En 1948, la version Mark 21 fit son apparition. Doté de moteurs Bristol Hercules 672 encore plus puissants, cela permit d’augmenter sa charge utile et la distance franchissable. Certains raffinements, comme le chauffage de la cabine, furent également incorporés. L’armée de l’air pakistanaise passa la commande de 35 de ces appareils qui furent également dotés, à sa demande, de portes de parachutage et de fenêtres dans la partie inférieure des portes du nez de l’appareil.
La version construite en plus grand nombre fut toutefois fut toutefois le Mark 31 équipée de moteurs Hercules 734 qui vola sous les couleurs des armées de l’air du Pakistan (38 appareils en plus des 35 Mark 21), de la Grande-Bretagne (19 appareils), de la Nouvelle-Zélande (12), du Canada (6), de l’Australie (4), de l’Iraq (4) et de la Birmanie (2).
En complément à ses Canadair North Star, les Bristol 170 de l’Aviation royale canadienne (ARC/RCAF) furent particulièrement utilisés pour le transport de matériel entre ses bases de l’OTAN en Europe. En pleine guerre froide, le Bristol 170 participa également à la construction de la ligne de stations radar DEW (Distant Early Warning) du NORAD, qui s’étendait de l’Alaska jusqu’à l’Islande, en passant par le grand nord canadien et le Groenland. En 1966, le dernier Freighter quitta l’ARC, faisant place au célèbre Lockheed Hercules.

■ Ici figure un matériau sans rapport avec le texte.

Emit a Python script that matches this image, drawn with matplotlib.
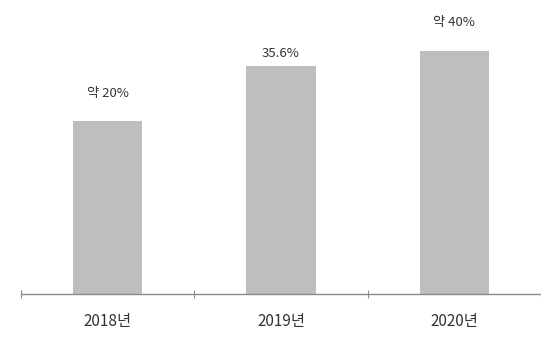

Outre les conflits indo-pakistanais, le principal théâtre d’opération du Freighter en temps de guerre fut le Viêt-Nam. Dès 1950 et 1951, trois Bristol 170 de la Société Indochinoise de Transports Aériens furent utilisés par le gouvernement français dans sa lutte contre les Viêt-Minh. Les Freighter de la Royal New Zealand Air Force furent également utilisés pour le transport de troupes et d’équipement vers la Thaïlande et le Viêt-Nam, jusqu’à la fin de la guerre.

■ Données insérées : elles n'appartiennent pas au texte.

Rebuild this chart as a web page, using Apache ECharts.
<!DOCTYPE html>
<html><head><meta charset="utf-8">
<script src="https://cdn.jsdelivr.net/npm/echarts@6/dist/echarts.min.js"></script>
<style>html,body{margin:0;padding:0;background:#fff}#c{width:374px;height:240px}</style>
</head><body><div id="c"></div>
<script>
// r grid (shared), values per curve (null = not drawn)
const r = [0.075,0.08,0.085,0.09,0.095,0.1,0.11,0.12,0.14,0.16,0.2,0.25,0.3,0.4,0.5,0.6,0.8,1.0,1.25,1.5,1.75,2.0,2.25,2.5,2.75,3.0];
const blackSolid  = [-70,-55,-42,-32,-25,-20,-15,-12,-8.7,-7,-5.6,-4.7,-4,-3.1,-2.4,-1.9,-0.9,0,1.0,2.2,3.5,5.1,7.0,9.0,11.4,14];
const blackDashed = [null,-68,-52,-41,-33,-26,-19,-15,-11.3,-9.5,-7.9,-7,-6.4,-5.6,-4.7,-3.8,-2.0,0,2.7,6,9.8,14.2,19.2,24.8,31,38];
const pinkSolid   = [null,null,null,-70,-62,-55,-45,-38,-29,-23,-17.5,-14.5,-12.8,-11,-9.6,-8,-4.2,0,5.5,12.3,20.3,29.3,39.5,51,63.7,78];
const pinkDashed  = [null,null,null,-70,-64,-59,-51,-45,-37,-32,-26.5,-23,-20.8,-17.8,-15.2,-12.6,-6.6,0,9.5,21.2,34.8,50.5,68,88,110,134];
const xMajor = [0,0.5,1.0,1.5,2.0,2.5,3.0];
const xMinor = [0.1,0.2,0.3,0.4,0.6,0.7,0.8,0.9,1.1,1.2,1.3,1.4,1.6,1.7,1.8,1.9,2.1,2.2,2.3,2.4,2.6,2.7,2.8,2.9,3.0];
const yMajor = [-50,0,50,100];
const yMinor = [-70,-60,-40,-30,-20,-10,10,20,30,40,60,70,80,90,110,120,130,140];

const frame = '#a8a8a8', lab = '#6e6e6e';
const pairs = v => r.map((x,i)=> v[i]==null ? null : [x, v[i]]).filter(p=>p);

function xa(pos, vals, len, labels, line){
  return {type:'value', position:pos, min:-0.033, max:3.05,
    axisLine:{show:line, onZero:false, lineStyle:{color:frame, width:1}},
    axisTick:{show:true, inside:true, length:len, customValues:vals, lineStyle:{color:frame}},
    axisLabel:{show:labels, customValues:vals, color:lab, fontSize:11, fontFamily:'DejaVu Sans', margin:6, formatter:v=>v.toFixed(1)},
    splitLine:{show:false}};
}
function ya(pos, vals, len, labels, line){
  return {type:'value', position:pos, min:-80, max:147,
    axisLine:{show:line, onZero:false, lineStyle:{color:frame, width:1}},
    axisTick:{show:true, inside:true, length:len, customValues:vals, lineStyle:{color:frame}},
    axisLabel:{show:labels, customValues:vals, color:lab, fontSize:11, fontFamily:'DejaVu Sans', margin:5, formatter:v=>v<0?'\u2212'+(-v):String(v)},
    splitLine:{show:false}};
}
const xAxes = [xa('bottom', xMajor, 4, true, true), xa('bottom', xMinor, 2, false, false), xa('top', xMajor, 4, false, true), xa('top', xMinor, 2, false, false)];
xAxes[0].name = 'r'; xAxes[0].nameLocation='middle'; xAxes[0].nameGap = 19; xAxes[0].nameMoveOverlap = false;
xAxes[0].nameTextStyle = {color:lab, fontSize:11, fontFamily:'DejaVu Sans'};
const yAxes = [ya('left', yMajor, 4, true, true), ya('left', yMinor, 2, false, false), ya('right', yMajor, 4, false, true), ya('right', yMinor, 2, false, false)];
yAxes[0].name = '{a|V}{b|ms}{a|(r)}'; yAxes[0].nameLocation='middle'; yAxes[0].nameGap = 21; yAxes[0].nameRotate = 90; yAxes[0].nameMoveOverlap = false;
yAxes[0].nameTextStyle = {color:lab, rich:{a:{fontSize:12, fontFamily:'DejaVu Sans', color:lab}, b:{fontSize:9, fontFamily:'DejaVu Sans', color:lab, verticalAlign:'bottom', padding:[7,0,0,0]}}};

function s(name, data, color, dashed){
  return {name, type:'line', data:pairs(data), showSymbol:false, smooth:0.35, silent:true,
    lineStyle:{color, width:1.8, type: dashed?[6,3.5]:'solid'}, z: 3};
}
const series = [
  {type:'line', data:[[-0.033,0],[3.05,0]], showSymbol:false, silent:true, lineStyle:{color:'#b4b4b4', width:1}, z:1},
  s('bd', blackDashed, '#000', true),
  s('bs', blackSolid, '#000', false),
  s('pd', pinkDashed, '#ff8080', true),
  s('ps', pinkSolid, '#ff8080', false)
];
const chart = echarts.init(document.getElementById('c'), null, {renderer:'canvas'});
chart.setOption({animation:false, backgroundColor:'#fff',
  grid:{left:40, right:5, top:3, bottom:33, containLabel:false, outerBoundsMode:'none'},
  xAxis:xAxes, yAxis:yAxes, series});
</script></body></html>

La célébrité du Bristol 170 vint toutefois davantage de son utilisation comme ferry aérien au dessus de la Manche. Silver City Airways, et sa co-entreprise Société Commerciale Aérienne du Littoral, devinrent le principal client civil du Bristol 170. Jusqu’à la livraison du dernier Mark 32 en 1956, ce sont 26 Bristol 170 qui ont ainsi fait la navette entre les côtes anglaise et française, de même que vers les îles Anglo-Normandes. Surnommé Superfreighter, la carlingue du Mark 32 était légèrement allongée afin de pouvoir accueillir jusqu’à 23 passagers ainsi que deux ou trois automobiles. Toujours avec des Bristol 170, Channel Air Bridge débuta en 1955 un autre service de ferry aérien entre Southend et Calais. L’apparition de l’ATL-98 Carvair en 1963, des Douglas DC-4 modifiés par Aviation Traders Limited, marqua le début du lent déclin du Bristol 170 comme ferry volant. De capacité supérieure au Superfreighter, le Carvair pouvait emporter simultanément jusqu’à cinq automobiles et 25 passagers.

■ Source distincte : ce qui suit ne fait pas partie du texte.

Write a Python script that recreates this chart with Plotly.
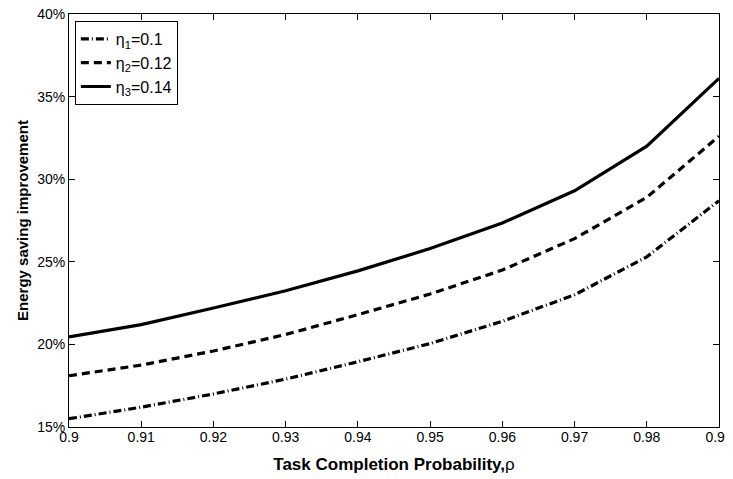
import plotly.graph_objects as go

rho = [0.90, 0.91, 0.92, 0.93, 0.94, 0.95, 0.96, 0.97, 0.98, 0.99]
eta1 = [15.5, 16.2, 17.0, 17.9, 18.95, 20.05, 21.4, 23.0, 25.3, 28.7]
eta2 = [18.1, 18.75, 19.6, 20.6, 21.8, 23.05, 24.5, 26.4, 28.9, 32.6]
eta3 = [20.45, 21.2, 22.2, 23.25, 24.45, 25.8, 27.35, 29.3, 32.0, 36.1]
names = ["η<sub>1</sub>=0.1", "η<sub>2</sub>=0.12", "η<sub>3</sub>=0.14"]
xticks = [0.90, 0.91, 0.92, 0.93, 0.94, 0.95, 0.96, 0.97, 0.98, 0.99]
xticklabels = ["0.9", "0.91", "0.92", "0.93", "0.94", "0.95", "0.96", "0.97", "0.98", "0.99"]
yticks = [15, 20, 25, 30, 35, 40]
yticklabels = ["15%", "20%", "25%", "30%", "35%", "40%"]

fig = go.Figure()
styles = ["8px,3px,1px,3px", "8px,5px", "solid"]
for ys, nm, ds in zip([eta1, eta2, eta3], names, styles):
    fig.add_trace(go.Scatter(x=rho, y=ys, mode="lines", name=nm,
                             line=dict(color="black", width=3.2, dash=ds)))

font = "Liberation Sans"
fig.update_layout(
    width=725, height=471,
    margin=dict(l=61, r=14, t=6, b=52),
    paper_bgcolor="white", plot_bgcolor="white",
    font=dict(family=font, size=14, color="black"),
    showlegend=True,
    legend=dict(x=0.009, y=0.983, xanchor="left", yanchor="top",
                bordercolor="black", borderwidth=1, bgcolor="white",
                font=dict(family=font, size=16), tracegroupgap=0),
    xaxis=dict(range=[0.9, 0.99], tickmode="array", tickvals=xticks, ticktext=xticklabels,
               showline=True, linecolor="black", linewidth=1, mirror="ticks",
               ticks="inside", ticklen=6, tickcolor="black", showgrid=False,
               zeroline=False, tickfont=dict(family=font, size=14), automargin=False,
               ticklabelstandoff=-3, ticklabeloverflow="allow",
               title=dict(text="<b>Task Completion Probability,</b>ρ",
                          font=dict(family=font, size=17), standoff=14)),
    yaxis=dict(range=[15, 40], tickmode="array", tickvals=yticks, ticktext=yticklabels,
               showline=True, linecolor="black", linewidth=1, mirror="ticks",
               ticks="inside", ticklen=6, tickcolor="black", showgrid=False,
               zeroline=False, tickfont=dict(family=font, size=14), automargin=False,
               ticklabeloverflow="allow",
               title=dict(text="<b>Energy saving improvement</b>",
                          font=dict(family=font, size=15), standoff=4)),
)
fig.write_html("out.html")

La production du Bristol 170 s’éleva à 214 appareils, dont le dernier fut construit en 1958. De ce nombre, 94 furent livrés à des entreprises privées, 116 à des armées de l’air et les autres au gouvernement britannique pour divers usages expérimentaux. Plusieurs appareils militaires démobilisés connurent une seconde carrière civile. Les derniers Bristol 170 encore en opération volèrent au Canada jusqu’au début des années 2000 dans les contrées sauvages du nord de la Colombie-Britannique.
Alors qu’un imposant surplus d’avions cargo militaires américains inondait le marché à la fin de la deuxième guerre mondiale, le Bristol 170 réussit tout de même à se tailler une place de choix dans l’histoire de l’aviation grâce à ses qualités uniques.